Source code of charts
::::
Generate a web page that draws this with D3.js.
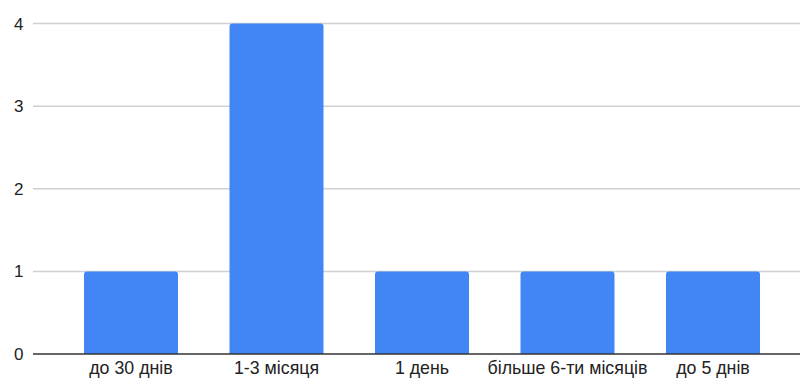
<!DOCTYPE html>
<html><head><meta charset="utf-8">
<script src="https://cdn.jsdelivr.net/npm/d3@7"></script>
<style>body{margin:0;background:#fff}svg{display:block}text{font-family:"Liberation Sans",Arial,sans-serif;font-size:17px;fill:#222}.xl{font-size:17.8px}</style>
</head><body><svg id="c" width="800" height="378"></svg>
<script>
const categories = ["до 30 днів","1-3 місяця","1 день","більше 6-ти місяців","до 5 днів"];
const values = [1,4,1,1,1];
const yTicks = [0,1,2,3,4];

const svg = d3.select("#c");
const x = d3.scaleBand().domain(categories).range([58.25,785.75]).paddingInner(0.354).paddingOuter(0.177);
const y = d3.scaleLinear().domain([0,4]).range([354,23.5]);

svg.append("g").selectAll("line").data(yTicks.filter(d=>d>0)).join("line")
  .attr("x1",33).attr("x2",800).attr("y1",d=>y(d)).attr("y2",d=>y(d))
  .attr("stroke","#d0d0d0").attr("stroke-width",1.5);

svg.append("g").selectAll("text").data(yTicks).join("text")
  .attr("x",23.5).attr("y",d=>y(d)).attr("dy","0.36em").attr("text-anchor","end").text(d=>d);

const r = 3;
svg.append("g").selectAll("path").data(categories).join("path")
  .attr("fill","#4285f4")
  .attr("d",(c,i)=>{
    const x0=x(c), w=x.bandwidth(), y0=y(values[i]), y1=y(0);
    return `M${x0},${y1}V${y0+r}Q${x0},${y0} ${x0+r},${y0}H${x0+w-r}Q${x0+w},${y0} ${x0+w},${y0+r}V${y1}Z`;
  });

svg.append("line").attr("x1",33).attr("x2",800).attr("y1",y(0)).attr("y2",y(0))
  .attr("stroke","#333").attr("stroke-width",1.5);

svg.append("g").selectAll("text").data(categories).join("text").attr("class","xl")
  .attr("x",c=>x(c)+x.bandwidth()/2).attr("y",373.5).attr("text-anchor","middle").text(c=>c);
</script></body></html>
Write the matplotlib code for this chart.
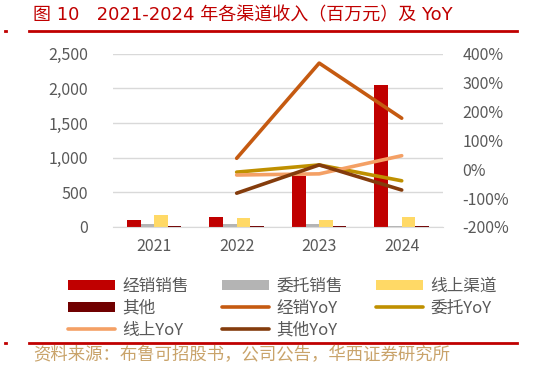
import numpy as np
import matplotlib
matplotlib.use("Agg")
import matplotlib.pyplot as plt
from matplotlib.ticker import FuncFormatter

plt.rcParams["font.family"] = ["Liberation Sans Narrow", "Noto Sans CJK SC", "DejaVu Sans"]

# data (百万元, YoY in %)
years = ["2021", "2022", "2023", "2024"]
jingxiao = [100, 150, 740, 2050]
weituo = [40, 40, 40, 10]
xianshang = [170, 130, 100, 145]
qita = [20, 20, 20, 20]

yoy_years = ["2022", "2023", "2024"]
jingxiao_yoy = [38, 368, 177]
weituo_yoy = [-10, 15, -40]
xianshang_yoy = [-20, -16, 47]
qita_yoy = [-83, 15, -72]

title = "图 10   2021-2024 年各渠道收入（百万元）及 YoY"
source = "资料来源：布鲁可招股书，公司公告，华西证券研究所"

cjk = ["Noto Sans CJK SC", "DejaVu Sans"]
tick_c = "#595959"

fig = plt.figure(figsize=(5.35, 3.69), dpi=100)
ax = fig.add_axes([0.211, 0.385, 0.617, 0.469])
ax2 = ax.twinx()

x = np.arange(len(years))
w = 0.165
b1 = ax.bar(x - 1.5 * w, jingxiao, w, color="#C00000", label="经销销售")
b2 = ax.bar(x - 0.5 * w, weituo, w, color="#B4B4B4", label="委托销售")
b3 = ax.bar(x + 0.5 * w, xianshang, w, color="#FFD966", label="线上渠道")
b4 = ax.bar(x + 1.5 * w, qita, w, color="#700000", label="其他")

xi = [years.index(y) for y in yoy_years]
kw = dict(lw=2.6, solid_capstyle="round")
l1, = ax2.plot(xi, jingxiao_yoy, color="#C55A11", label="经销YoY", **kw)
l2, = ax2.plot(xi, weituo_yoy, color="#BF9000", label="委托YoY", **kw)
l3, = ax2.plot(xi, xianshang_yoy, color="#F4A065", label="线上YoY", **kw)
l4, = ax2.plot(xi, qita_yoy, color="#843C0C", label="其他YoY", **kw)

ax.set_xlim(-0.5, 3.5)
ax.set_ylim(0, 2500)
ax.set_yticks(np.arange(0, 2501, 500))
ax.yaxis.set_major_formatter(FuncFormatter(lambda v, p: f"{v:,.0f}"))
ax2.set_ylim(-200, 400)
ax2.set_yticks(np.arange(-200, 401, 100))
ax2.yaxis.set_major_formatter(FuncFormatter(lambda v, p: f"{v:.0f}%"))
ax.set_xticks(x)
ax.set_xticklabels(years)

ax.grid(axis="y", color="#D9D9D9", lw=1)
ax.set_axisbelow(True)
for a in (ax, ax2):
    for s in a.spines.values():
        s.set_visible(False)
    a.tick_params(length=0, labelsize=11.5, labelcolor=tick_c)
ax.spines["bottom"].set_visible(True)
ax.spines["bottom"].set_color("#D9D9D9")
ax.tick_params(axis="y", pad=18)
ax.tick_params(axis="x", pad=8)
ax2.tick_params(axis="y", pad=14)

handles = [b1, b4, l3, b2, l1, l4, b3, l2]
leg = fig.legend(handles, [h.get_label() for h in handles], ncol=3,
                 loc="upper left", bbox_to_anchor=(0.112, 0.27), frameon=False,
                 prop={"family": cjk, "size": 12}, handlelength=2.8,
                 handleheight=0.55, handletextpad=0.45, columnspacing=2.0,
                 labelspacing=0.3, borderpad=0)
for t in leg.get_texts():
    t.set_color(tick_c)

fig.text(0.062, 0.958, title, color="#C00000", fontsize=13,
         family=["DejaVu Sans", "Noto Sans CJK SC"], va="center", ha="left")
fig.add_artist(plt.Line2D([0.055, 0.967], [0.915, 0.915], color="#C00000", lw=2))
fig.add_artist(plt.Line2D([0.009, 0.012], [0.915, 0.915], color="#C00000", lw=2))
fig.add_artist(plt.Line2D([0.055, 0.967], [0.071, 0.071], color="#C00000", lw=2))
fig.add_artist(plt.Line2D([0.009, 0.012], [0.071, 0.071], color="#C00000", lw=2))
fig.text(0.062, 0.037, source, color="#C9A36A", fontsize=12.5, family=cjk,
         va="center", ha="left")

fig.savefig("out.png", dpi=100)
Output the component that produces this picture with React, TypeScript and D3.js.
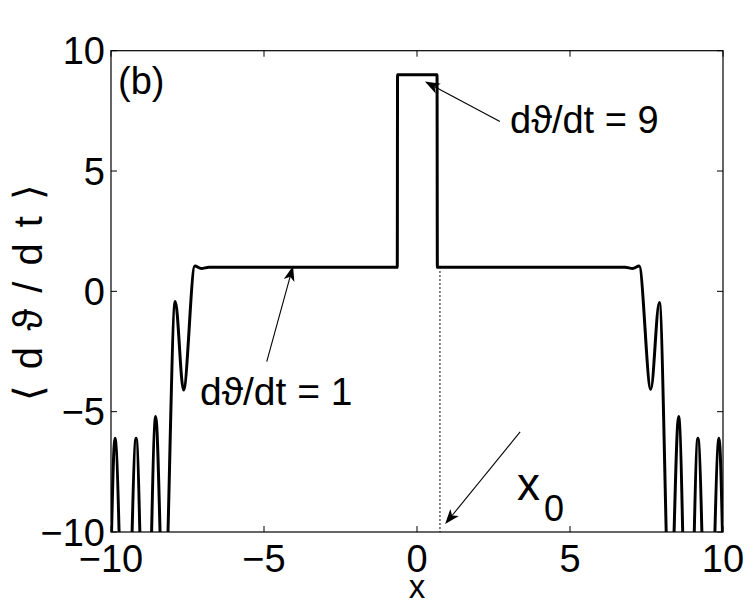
::::
Leave out the pictures and give the listing above again exactly.

Reply
Generate a web page that draws this with D3.js.
<!DOCTYPE html>
<html><head><meta charset="utf-8">
<script src="https://cdn.jsdelivr.net/npm/d3@7"></script>
<style>body{margin:0;background:#fff}svg{display:block}text{font-family:"Liberation Sans",Arial,sans-serif;font-size:17px;fill:#222}.xl{font-size:17.8px}</style>
</head><body><svg id="c" width="800" height="378"></svg>
<script>
const categories = ["до 30 днів","1-3 місяця","1 день","більше 6-ти місяців","до 5 днів"];
const values = [1,4,1,1,1];
const yTicks = [0,1,2,3,4];

const svg = d3.select("#c");
const x = d3.scaleBand().domain(categories).range([58.25,785.75]).paddingInner(0.354).paddingOuter(0.177);
const y = d3.scaleLinear().domain([0,4]).range([354,23.5]);

svg.append("g").selectAll("line").data(yTicks.filter(d=>d>0)).join("line")
  .attr("x1",33).attr("x2",800).attr("y1",d=>y(d)).attr("y2",d=>y(d))
  .attr("stroke","#d0d0d0").attr("stroke-width",1.5);

svg.append("g").selectAll("text").data(yTicks).join("text")
  .attr("x",23.5).attr("y",d=>y(d)).attr("dy","0.36em").attr("text-anchor","end").text(d=>d);

const r = 3;
svg.append("g").selectAll("path").data(categories).join("path")
  .attr("fill","#4285f4")
  .attr("d",(c,i)=>{
    const x0=x(c), w=x.bandwidth(), y0=y(values[i]), y1=y(0);
    return `M${x0},${y1}V${y0+r}Q${x0},${y0} ${x0+r},${y0}H${x0+w-r}Q${x0+w},${y0} ${x0+w},${y0+r}V${y1}Z`;
  });

svg.append("line").attr("x1",33).attr("x2",800).attr("y1",y(0)).attr("y2",y(0))
  .attr("stroke","#333").attr("stroke-width",1.5);

svg.append("g").selectAll("text").data(categories).join("text").attr("class","xl")
  .attr("x",c=>x(c)+x.bandwidth()/2).attr("y",373.5).attr("text-anchor","middle").text(c=>c);
</script></body></html>
Write the matplotlib code for this chart.
import numpy as np
import matplotlib
matplotlib.use("Agg")
import matplotlib.pyplot as plt
from matplotlib.ticker import FuncFormatter

plt.rcParams["font.family"] = ["Liberation Sans Narrow", "Noto Sans CJK SC", "DejaVu Sans"]

# data (百万元, YoY in %)
years = ["2021", "2022", "2023", "2024"]
jingxiao = [100, 150, 740, 2050]
weituo = [40, 40, 40, 10]
xianshang = [170, 130, 100, 145]
qita = [20, 20, 20, 20]

yoy_years = ["2022", "2023", "2024"]
jingxiao_yoy = [38, 368, 177]
weituo_yoy = [-10, 15, -40]
xianshang_yoy = [-20, -16, 47]
qita_yoy = [-83, 15, -72]

title = "图 10   2021-2024 年各渠道收入（百万元）及 YoY"
source = "资料来源：布鲁可招股书，公司公告，华西证券研究所"

cjk = ["Noto Sans CJK SC", "DejaVu Sans"]
tick_c = "#595959"

fig = plt.figure(figsize=(5.35, 3.69), dpi=100)
ax = fig.add_axes([0.211, 0.385, 0.617, 0.469])
ax2 = ax.twinx()

x = np.arange(len(years))
w = 0.165
b1 = ax.bar(x - 1.5 * w, jingxiao, w, color="#C00000", label="经销销售")
b2 = ax.bar(x - 0.5 * w, weituo, w, color="#B4B4B4", label="委托销售")
b3 = ax.bar(x + 0.5 * w, xianshang, w, color="#FFD966", label="线上渠道")
b4 = ax.bar(x + 1.5 * w, qita, w, color="#700000", label="其他")

xi = [years.index(y) for y in yoy_years]
kw = dict(lw=2.6, solid_capstyle="round")
l1, = ax2.plot(xi, jingxiao_yoy, color="#C55A11", label="经销YoY", **kw)
l2, = ax2.plot(xi, weituo_yoy, color="#BF9000", label="委托YoY", **kw)
l3, = ax2.plot(xi, xianshang_yoy, color="#F4A065", label="线上YoY", **kw)
l4, = ax2.plot(xi, qita_yoy, color="#843C0C", label="其他YoY", **kw)

ax.set_xlim(-0.5, 3.5)
ax.set_ylim(0, 2500)
ax.set_yticks(np.arange(0, 2501, 500))
ax.yaxis.set_major_formatter(FuncFormatter(lambda v, p: f"{v:,.0f}"))
ax2.set_ylim(-200, 400)
ax2.set_yticks(np.arange(-200, 401, 100))
ax2.yaxis.set_major_formatter(FuncFormatter(lambda v, p: f"{v:.0f}%"))
ax.set_xticks(x)
ax.set_xticklabels(years)

ax.grid(axis="y", color="#D9D9D9", lw=1)
ax.set_axisbelow(True)
for a in (ax, ax2):
    for s in a.spines.values():
        s.set_visible(False)
    a.tick_params(length=0, labelsize=11.5, labelcolor=tick_c)
ax.spines["bottom"].set_visible(True)
ax.spines["bottom"].set_color("#D9D9D9")
ax.tick_params(axis="y", pad=18)
ax.tick_params(axis="x", pad=8)
ax2.tick_params(axis="y", pad=14)

handles = [b1, b4, l3, b2, l1, l4, b3, l2]
leg = fig.legend(handles, [h.get_label() for h in handles], ncol=3,
                 loc="upper left", bbox_to_anchor=(0.112, 0.27), frameon=False,
                 prop={"family": cjk, "size": 12}, handlelength=2.8,
                 handleheight=0.55, handletextpad=0.45, columnspacing=2.0,
                 labelspacing=0.3, borderpad=0)
for t in leg.get_texts():
    t.set_color(tick_c)

fig.text(0.062, 0.958, title, color="#C00000", fontsize=13,
         family=["DejaVu Sans", "Noto Sans CJK SC"], va="center", ha="left")
fig.add_artist(plt.Line2D([0.055, 0.967], [0.915, 0.915], color="#C00000", lw=2))
fig.add_artist(plt.Line2D([0.009, 0.012], [0.915, 0.915], color="#C00000", lw=2))
fig.add_artist(plt.Line2D([0.055, 0.967], [0.071, 0.071], color="#C00000", lw=2))
fig.add_artist(plt.Line2D([0.009, 0.012], [0.071, 0.071], color="#C00000", lw=2))
fig.text(0.062, 0.037, source, color="#C9A36A", fontsize=12.5, family=cjk,
         va="center", ha="left")

fig.savefig("out.png", dpi=100)
Output the component that produces this picture with React, TypeScript and D3.js.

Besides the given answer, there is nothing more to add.